You will know a nuclear bomb went off in your area if there is a sudden flash of bright, white light, which might or might not give you flash blindness if you are within 50 miles or so of ground zero. If the bright, white blindness eventually clears up, and you do not suddenly feel at peace, then you’re alive. Other signs of a nuclear blast include instant first-degree to third-degree burns if you are within 10 miles or so, and sure enough, a trademark mushroom cloud looming over the skyline.
When you realize what is happening, you should find shelter immediately to escape nuclear fallout, according to researcher Michael Dillon, from the Lawrence Livermore National Laboratory. In his report for the journal Proceedings of the Royal Society A: Mathematical, Physical and Engineering Sciences, he suggests hiding within the densest building material possible. The thicker, the better.

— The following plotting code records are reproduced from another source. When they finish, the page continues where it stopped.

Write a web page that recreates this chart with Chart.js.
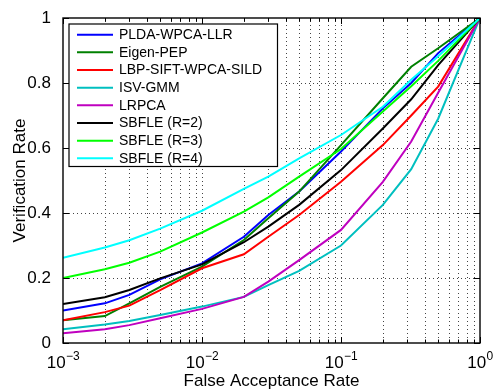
<!DOCTYPE html>
<html><head><meta charset="utf-8">
<script src="https://cdn.jsdelivr.net/npm/chart.js@4/dist/chart.umd.min.js"></script>
<style>html,body{margin:0;padding:0;background:#fff}canvas{display:block}</style>
</head><body>
<canvas id="c" width="493" height="390"></canvas>
<script>
// ---- data ----
const far = [0.001, 0.002, 0.003, 0.005, 0.01, 0.02, 0.03, 0.05, 0.1, 0.2, 0.32, 0.5, 1];
const seriesLabels = ['PLDA-WPCA-LLR', 'Eigen-PEP', 'LBP-SIFT-WPCA-SILD', 'ISV-GMM', 'LRPCA', 'SBFLE (R=2)', 'SBFLE (R=3)', 'SBFLE (R=4)'];
const seriesColors = ['#0000ff', '#008000', '#ff0000', '#00bfbf', '#bf00bf', '#000000', '#00ff00', '#00ffff'];
const pldaWpcaLlr     = [0.100, 0.122, 0.148, 0.196, 0.245, 0.327, 0.394, 0.466, 0.589, 0.722, 0.800, 0.892, 1];
const eigenPep        = [0.070, 0.083, 0.122, 0.173, 0.235, 0.317, 0.384, 0.466, 0.609, 0.753, 0.850, 0.907, 1];
const lbpSiftWpcaSild = [0.070, 0.095, 0.115, 0.163, 0.230, 0.273, 0.327, 0.394, 0.496, 0.609, 0.700, 0.789, 1];
const isvGmm          = [0.042, 0.057, 0.068, 0.086, 0.112, 0.142, 0.178, 0.222, 0.300, 0.425, 0.535, 0.690, 1];
const lrpca           = [0.030, 0.042, 0.055, 0.076, 0.105, 0.142, 0.189, 0.255, 0.348, 0.496, 0.620, 0.770, 1];
const sbfleR2         = [0.120, 0.141, 0.163, 0.199, 0.242, 0.310, 0.358, 0.425, 0.532, 0.660, 0.750, 0.855, 1];
const sbfleR3         = [0.200, 0.227, 0.247, 0.281, 0.340, 0.404, 0.448, 0.512, 0.597, 0.712, 0.790, 0.868, 1];
const sbfleR4         = [0.262, 0.294, 0.316, 0.352, 0.407, 0.474, 0.512, 0.568, 0.640, 0.727, 0.810, 0.882, 1];
const seriesValues = [pldaWpcaLlr, eigenPep, lbpSiftWpcaSild, isvGmm, lrpca, sbfleR2, sbfleR3, sbfleR4];

const xTickValues = [0.001, 0.01, 0.1, 1];
const xTickExponents = ['\u22123', '\u22122', '\u22121', '0'];
const yTickLabels = ['0', '0.2', '0.4', '0.6', '0.8', '1'];
const xTitle = 'False Acceptance Rate';
const yTitle = 'Verification Rate';

const FONT = '"Liberation Sans", Arial, Helvetica, sans-serif';

// log grid positions (1..9 x each decade)
const xGridValues = [];
for (let e = -3; e < 0; e++) for (let m = 1; m <= 9; m++) xGridValues.push(Number((m * Math.pow(10, e)).toPrecision(6)));
xGridValues.push(1);
const yGridValues = [0, 0.2, 0.4, 0.6, 0.8, 1];
const isDecade = v => Math.abs(Math.log10(v) - Math.round(Math.log10(v))) < 1e-6;

const datasets = seriesLabels.map((lab, i) => ({
  label: lab,
  data: far.map((f, j) => ({x: f, y: seriesValues[i][j]})),
  borderColor: seriesColors[i],
  backgroundColor: seriesColors[i],
  borderWidth: 2,
  pointRadius: 0,
  tension: 0,
  fill: false,
  order: seriesLabels.length - i
}));

function dotLineV(ctx, px, y0, y1) {
  for (let yy = y1; yy >= y0; yy -= 4) ctx.fillRect(px, yy, 1, 1);
}
function dotLineH(ctx, py, x0, x1) {
  for (let xx = x0; xx <= x1; xx += 4) ctx.fillRect(xx, py, 1, 1);
}

const gridPlugin = {
  id: 'dotgrid',
  beforeDatasetsDraw(chart) {
    const {ctx, chartArea: a, scales: {x, y}} = chart;
    ctx.save();
    ctx.fillStyle = '#444';
    xGridValues.forEach(v => {
      const px = Math.round(x.getPixelForValue(v));
      if (px <= a.left + 1 || px >= a.right - 1) return;
      dotLineV(ctx, px, Math.round(a.top) + 2, Math.round(a.bottom) - 2);
    });
    yGridValues.forEach(v => {
      const py = Math.round(y.getPixelForValue(v));
      if (py <= a.top + 1 || py >= a.bottom - 1) return;
      dotLineH(ctx, py, Math.round(a.left) + 2, Math.round(a.right) - 2);
    });
    ctx.restore();
  }
};

const framePlugin = {
  id: 'frame',
  afterDatasetsDraw(chart) {
    const {ctx, chartArea: a, scales: {x, y}} = chart;
    ctx.save();
    // inward ticks
    ctx.strokeStyle = '#000';
    ctx.lineWidth = 1;
    ctx.beginPath();
    xGridValues.forEach(v => {
      const px = Math.round(x.getPixelForValue(v)) + 0.5;
      const L = isDecade(v) ? 6 : 3.5;
      ctx.moveTo(px, a.bottom); ctx.lineTo(px, a.bottom - L);
      ctx.moveTo(px, a.top); ctx.lineTo(px, a.top + L);
    });
    yGridValues.forEach(v => {
      const py = Math.round(y.getPixelForValue(v)) + 0.5;
      ctx.moveTo(a.left, py); ctx.lineTo(a.left + 6, py);
      ctx.moveTo(a.right, py); ctx.lineTo(a.right - 6, py);
    });
    ctx.stroke();
    // frame
    ctx.lineWidth = 1.4;
    ctx.strokeRect(a.left, a.top, a.right - a.left, a.bottom - a.top);

    // x tick labels 10^n
    ctx.fillStyle = '#000';
    ctx.textBaseline = 'alphabetic';
    ctx.textAlign = 'left';
    xTickValues.forEach((v, i) => {
      const px = x.getPixelForValue(v);
      ctx.font = '17px ' + FONT;
      const wb = ctx.measureText('10').width;
      ctx.font = '12px ' + FONT;
      const we = ctx.measureText(xTickExponents[i]).width;
      const start = px - (wb + we) / 2;
      ctx.font = '17px ' + FONT;
      ctx.fillText('10', start, 368);
      ctx.font = '12px ' + FONT;
      ctx.fillText(xTickExponents[i], start + wb + 0.5, 360);
    });

    // legend box
    const lx = 69, ly = 24, lw = 208.5, lh = 142.5;
    ctx.fillStyle = '#fff';
    ctx.fillRect(lx, ly, lw, lh);
    ctx.lineWidth = 1.2;
    ctx.strokeStyle = '#000';
    ctx.strokeRect(lx, ly, lw, lh);
    ctx.font = '14px ' + FONT;
    ctx.textBaseline = 'middle';
    seriesLabels.forEach((lab, i) => {
      const cy = 34.7 + i * 17.66;
      ctx.strokeStyle = seriesColors[i];
      ctx.lineWidth = 2;
      ctx.beginPath();
      ctx.moveTo(77, cy); ctx.lineTo(113, cy);
      ctx.stroke();
      ctx.fillStyle = '#000';
      ctx.fillText(lab, 119, cy + 0.5);
    });
    ctx.restore();
  }
};

new Chart(document.getElementById('c'), {
  type: 'line',
  data: {datasets},
  plugins: [gridPlugin, framePlugin],
  options: {
    responsive: false,
    animation: false,
    devicePixelRatio: 1,
    layout: {padding: {top: 18, right: 13, left: 0, bottom: 0}},
    plugins: {legend: {display: false}, tooltip: {enabled: false}},
    scales: {
      x: {
        type: 'logarithmic',
        min: 0.001, max: 1,
        afterBuildTicks: s => { s.ticks = xGridValues.map(v => ({value: v})); },
        afterFit: s => { s.height = 47; },
        ticks: {display: false},
        grid: {display: false},
        border: {display: false},
        title: {display: true, text: xTitle, color: '#000', font: {family: FONT, size: 17, lineHeight: 1}, padding: {top: 0, bottom: 0}}
      },
      y: {
        type: 'linear',
        min: 0, max: 1,
        afterFit: s => { s.width = 63; },
        ticks: {stepSize: 0.2, padding: 4, color: '#000', font: {family: FONT, size: 17},
                callback: (v, i) => yTickLabels[i]},
        grid: {display: false},
        border: {display: false},
        title: {display: true, text: yTitle, color: '#000', font: {family: FONT, size: 17, lineHeight: 1}, padding: {top: 11.5, bottom: 0}}
      }
    }
  }
});
</script>
</body></html>
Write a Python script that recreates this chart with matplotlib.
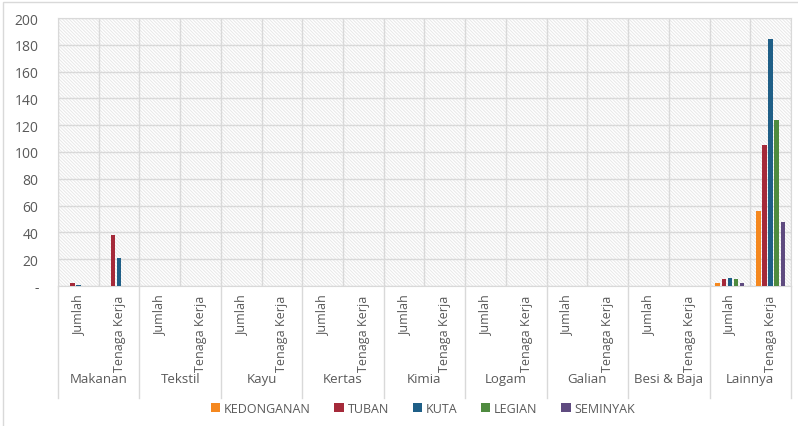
import numpy as np
import matplotlib
matplotlib.use("Agg")
import matplotlib.pyplot as plt
from matplotlib.patches import Rectangle
from matplotlib.transforms import blended_transform_factory

# data
groups = ["Makanan", "Tekstil", "Kayu", "Kertas", "Kimia", "Logam", "Galian", "Besi & Baja", "Lainnya"]
subcats = ["Jumlah", "Tenaga Kerja"]
series = ["KEDONGANAN", "TUBAN", "KUTA", "LEGIAN", "SEMINYAK"]

# order: group0 Jumlah, group0 Tenaga Kerja, group1 Jumlah, ...
kedonganan = [0, 0, 0, 0, 0, 0, 0, 0, 0, 0, 0, 0, 0, 0, 0, 0, 2, 56]
tuban      = [2, 38, 0, 0, 0, 0, 0, 0, 0, 0, 0, 0, 0, 0, 0, 0, 5, 105]
kuta       = [1, 21, 0, 0, 0, 0, 0, 0, 0, 0, 0, 0, 0, 0, 0, 0, 6, 184]
legian     = [0, 0, 0, 0, 0, 0, 0, 0, 0, 0, 0, 0, 0, 0, 0, 0, 5, 124]
seminyak   = [0, 0, 0, 0, 0, 0, 0, 0, 0, 0, 0, 0, 0, 0, 0, 0, 2, 48]
values = [kedonganan, tuban, kuta, legian, seminyak]

colors = ["#F5881F", "#A52A3A", "#1F5F87", "#4F8B3F", "#5F4B80"]

plt.rcParams["font.family"] = ["Open Sans", "DejaVu Sans"]
plt.rcParams["hatch.linewidth"] = 0.7
txt = "#595959"
grid = "#d9d9d9"

fig = plt.figure(figsize=(7.98, 4.27), dpi=100)
ax = fig.add_axes([0.0727, 0.328, 0.9185, 0.6275])

# textured background of plot area
bg = Rectangle((0, 0), 1, 1, transform=ax.transAxes, facecolor="white",
               edgecolor="#e8e8e8", hatch="\\\\\\\\\\\\\\\\\\\\", linewidth=0, zorder=0)
ax.add_patch(bg)

n = len(groups) * len(subcats)
x = np.arange(n)
slot = 0.15
bw = 0.11
for i, (name, vals) in enumerate(zip(series, values)):
    ax.bar(x + (i - 2) * slot, vals, width=bw, color=colors[i], label=name, zorder=3)

ax.set_xlim(-0.5, n - 0.5)
ax.set_ylim(0, 200)
yt = np.arange(0, 201, 20)
ax.set_yticks(yt)
ax.set_yticklabels(["-"] + [str(v) for v in yt[1:]], color=txt, fontsize=10)
ax.tick_params(axis="y", length=0, pad=14)

ax.set_xticks(x)
ax.set_xticklabels(subcats * len(groups), rotation=90, color=txt, fontsize=9, va="top")
ax.tick_params(axis="x", length=0, pad=6)
ax.set_xticks(np.arange(-0.5, n, 1.0), minor=True)
ax.tick_params(axis="x", which="minor", length=0)

ax.grid(axis="y", color=grid, linewidth=1, zorder=1)
ax.grid(axis="x", which="minor", color=grid, linewidth=1, zorder=1)
ax.grid(axis="x", which="major", visible=False)
ax.set_axisbelow(True)
for s in ax.spines.values():
    s.set_color(grid)

# group separators and labels
tr = blended_transform_factory(ax.transData, ax.transAxes)
for k in range(len(groups) + 1):
    xs = -0.5 + 2 * k
    ax.plot([xs, xs], [0, -0.42], color=grid, linewidth=1, transform=tr, clip_on=False)
for k, g in enumerate(groups):
    ax.text(2 * k + 0.5, -0.345, g, transform=tr, ha="center", va="center",
            color=txt, fontsize=9.5)

leg = fig.legend(loc="center", bbox_to_anchor=(0.53, 0.042), ncol=5, frameon=False,
                 fontsize=9, handlelength=0.75, handleheight=0.75, handletextpad=0.3,
                 columnspacing=1.9)
for t in leg.get_texts():
    t.set_color(txt)

# outer chart border
fig.patches.append(Rectangle((3 / 798, -0.01), 1.0, 1 - 3 / 427 + 0.01, transform=fig.transFigure,
                             fill=False, edgecolor=grid, linewidth=1))

fig.savefig("out.png", dpi=100)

For instance, sturdy brick or concrete structures which lack windows, or heading underground to a cellar, basement, or sub-basement. Hiding in such a place will expose you to just 1/200 of the fallout radiation you would be exposed to outside. Apparently, an actual bomb shelter is ideal, but most people are not close to those. This FEMA graphic, that was recently shared by Business Insider, can give you an idea of right places to go:
Wooden structures, like most houses and smaller one-story buildings, will not do much good against fallout radiation, sadly. Is it better than nothing? Kind of, but Michael Dillon recommends you move to a better location if that’s possible. If you can dash to a denser, protective shelter in about five minutes of exposure, then go for it. If getting there would take longer, let’s say up to 15 minutes of exposure, it’s better to stay where you are for at least one hour, and then make your move. A good portion of the intense fallout radiation will have subsided by then, reducing your exposure to some extent.
While you wait in your dense, thick-walled shelter, the EPA suggests that you stay away from any doors or windows, take a shower or wipe down exposed parts of your body with a wet cloth, and ditch your now-contaminated clothing. Stick your contaminated clothing in a plastic bag, seal it off, and get it far away from you and other people. While you shower, use shampoo and soap but don’t scrub or scratch your skin. And don’t use hair conditioner, as it can bind radioactive material to your hair. Once clean, blow your nose, wipe your eyelids, eyelashes, and ears to remove any leftover material.
Finally, ensure you only drink bottled water and eat food from sealed containers until a rescue team can get to you. While you wait, listen to the radio to stay up to date on where you can find help and get screened for contamination.